» **Available data**:
....................

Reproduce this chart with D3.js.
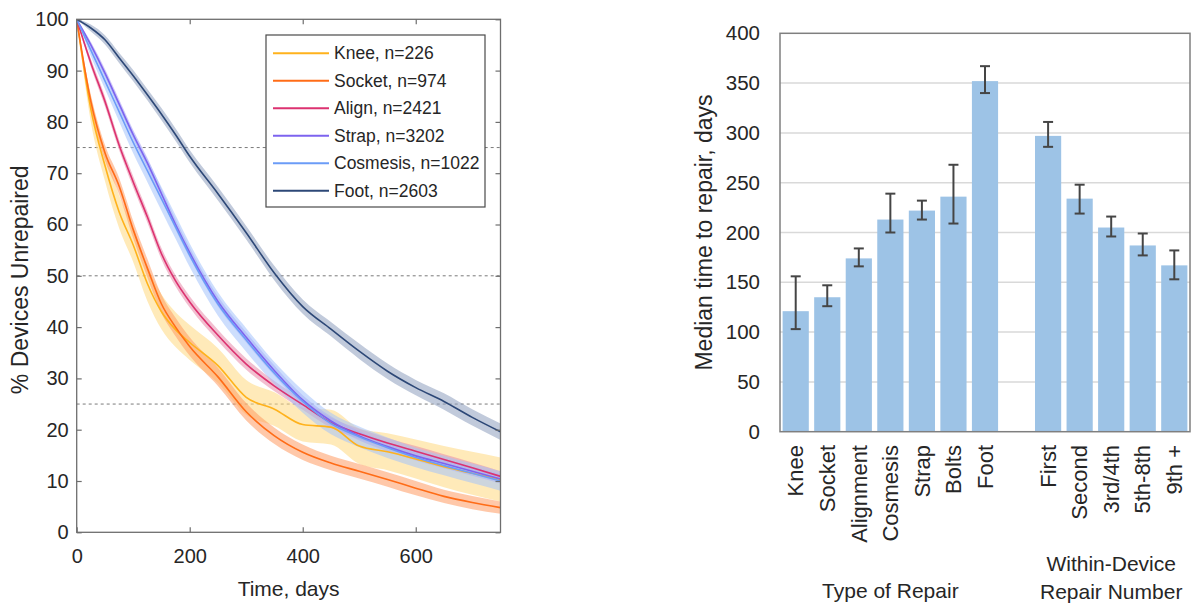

....................

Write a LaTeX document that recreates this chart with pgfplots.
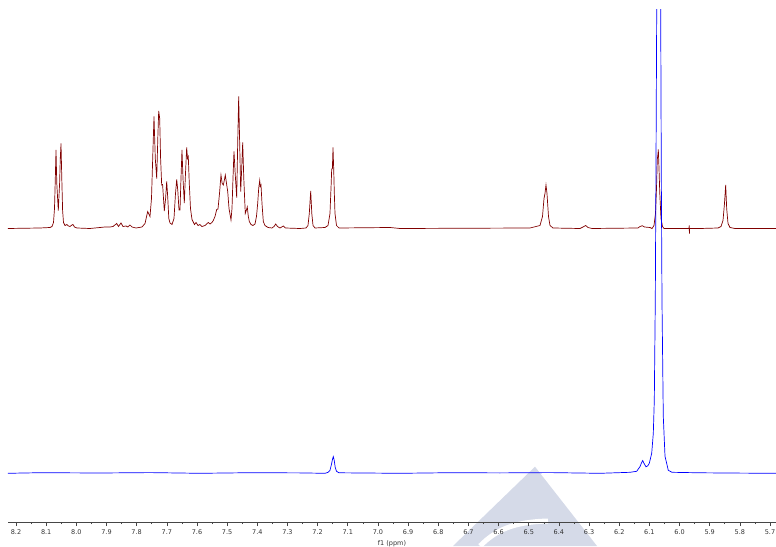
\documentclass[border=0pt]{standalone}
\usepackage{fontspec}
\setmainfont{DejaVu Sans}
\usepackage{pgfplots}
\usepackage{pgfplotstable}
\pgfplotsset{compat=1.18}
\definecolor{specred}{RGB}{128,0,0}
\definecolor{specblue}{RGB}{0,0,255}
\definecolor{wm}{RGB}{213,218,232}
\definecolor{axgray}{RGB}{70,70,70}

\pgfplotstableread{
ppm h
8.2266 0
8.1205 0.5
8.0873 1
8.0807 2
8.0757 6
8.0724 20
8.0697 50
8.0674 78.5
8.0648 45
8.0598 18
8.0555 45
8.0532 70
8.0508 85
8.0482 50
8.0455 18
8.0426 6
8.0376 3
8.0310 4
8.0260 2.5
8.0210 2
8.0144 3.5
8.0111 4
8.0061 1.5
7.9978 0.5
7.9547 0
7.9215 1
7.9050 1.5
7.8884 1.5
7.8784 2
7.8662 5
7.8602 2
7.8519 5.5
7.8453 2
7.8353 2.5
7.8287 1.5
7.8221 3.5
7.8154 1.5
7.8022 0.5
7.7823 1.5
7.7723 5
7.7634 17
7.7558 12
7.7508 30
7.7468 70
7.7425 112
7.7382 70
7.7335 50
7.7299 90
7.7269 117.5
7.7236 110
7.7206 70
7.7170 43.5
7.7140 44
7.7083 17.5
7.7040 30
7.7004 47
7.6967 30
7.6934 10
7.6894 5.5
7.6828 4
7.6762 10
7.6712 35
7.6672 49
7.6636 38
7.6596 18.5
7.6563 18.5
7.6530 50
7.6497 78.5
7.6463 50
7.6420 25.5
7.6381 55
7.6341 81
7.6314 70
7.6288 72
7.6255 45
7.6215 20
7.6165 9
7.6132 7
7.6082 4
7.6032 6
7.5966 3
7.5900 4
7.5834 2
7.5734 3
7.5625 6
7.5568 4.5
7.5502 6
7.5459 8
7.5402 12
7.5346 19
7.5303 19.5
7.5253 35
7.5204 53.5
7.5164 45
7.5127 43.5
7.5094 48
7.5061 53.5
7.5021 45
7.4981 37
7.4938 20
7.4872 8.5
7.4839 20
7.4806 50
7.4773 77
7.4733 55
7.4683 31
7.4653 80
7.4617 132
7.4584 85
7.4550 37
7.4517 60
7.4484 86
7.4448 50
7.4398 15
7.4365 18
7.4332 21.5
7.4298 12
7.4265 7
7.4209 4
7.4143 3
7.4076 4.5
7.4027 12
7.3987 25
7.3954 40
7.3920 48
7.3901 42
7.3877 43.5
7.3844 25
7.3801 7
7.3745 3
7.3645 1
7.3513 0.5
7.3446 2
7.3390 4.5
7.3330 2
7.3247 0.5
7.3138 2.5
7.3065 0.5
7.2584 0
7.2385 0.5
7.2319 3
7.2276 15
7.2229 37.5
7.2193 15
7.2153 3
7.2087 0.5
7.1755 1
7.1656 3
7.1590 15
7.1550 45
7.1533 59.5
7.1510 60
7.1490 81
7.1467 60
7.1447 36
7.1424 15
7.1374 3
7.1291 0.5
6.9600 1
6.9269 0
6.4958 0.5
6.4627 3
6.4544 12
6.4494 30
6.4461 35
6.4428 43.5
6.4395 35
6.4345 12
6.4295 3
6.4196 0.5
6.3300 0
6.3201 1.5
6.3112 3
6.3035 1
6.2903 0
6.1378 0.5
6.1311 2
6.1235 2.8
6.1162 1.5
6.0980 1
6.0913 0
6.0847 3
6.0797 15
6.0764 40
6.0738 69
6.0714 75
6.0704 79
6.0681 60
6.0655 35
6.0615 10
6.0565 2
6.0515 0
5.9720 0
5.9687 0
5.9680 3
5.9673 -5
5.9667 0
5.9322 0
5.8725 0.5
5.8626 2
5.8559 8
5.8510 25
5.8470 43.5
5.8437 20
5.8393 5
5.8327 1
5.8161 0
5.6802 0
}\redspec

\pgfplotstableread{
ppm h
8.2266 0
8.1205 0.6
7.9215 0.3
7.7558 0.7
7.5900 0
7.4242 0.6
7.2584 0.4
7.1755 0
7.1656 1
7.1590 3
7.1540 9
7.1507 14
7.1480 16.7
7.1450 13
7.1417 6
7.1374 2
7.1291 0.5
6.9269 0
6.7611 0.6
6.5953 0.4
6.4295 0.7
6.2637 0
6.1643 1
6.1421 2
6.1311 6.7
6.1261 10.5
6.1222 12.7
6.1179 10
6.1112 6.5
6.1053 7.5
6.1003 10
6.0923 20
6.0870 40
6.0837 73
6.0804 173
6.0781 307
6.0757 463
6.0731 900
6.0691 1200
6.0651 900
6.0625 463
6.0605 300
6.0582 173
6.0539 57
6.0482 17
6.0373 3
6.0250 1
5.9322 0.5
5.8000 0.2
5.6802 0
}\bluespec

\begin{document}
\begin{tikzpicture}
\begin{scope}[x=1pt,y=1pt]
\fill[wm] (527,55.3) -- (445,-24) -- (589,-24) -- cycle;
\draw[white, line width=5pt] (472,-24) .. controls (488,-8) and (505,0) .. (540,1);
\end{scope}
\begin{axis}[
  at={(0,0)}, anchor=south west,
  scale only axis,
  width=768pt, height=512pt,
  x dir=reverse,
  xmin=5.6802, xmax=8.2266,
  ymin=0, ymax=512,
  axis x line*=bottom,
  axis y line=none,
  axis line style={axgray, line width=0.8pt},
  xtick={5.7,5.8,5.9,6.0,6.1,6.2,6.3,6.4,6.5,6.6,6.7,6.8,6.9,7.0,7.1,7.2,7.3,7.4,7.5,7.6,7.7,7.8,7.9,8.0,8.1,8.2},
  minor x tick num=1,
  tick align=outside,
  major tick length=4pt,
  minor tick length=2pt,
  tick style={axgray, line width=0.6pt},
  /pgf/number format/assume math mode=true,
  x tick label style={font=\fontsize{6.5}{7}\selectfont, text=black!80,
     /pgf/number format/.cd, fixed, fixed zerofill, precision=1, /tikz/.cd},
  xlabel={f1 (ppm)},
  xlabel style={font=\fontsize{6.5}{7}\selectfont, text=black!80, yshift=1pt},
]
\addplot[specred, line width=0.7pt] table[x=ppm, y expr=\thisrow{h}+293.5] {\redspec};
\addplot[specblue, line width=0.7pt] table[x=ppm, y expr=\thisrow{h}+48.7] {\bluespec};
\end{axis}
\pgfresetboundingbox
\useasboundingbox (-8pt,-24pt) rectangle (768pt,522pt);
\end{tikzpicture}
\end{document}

....................

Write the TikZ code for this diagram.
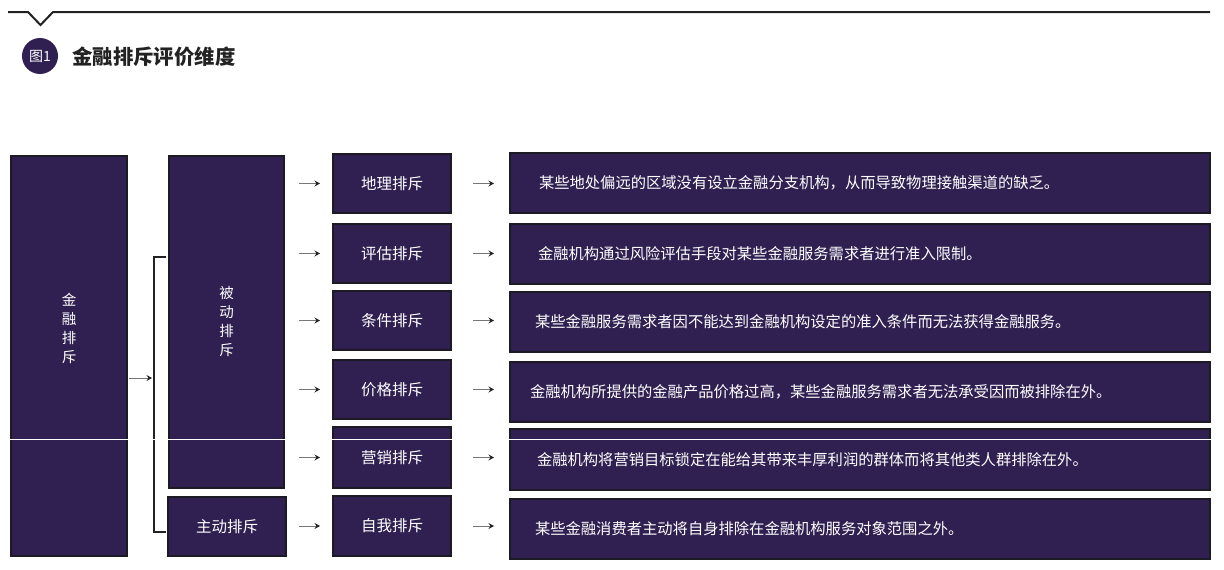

....................

» **Goal**: In the entries above, count each line with "chart"; reply with the total only.

» **Task output**: 2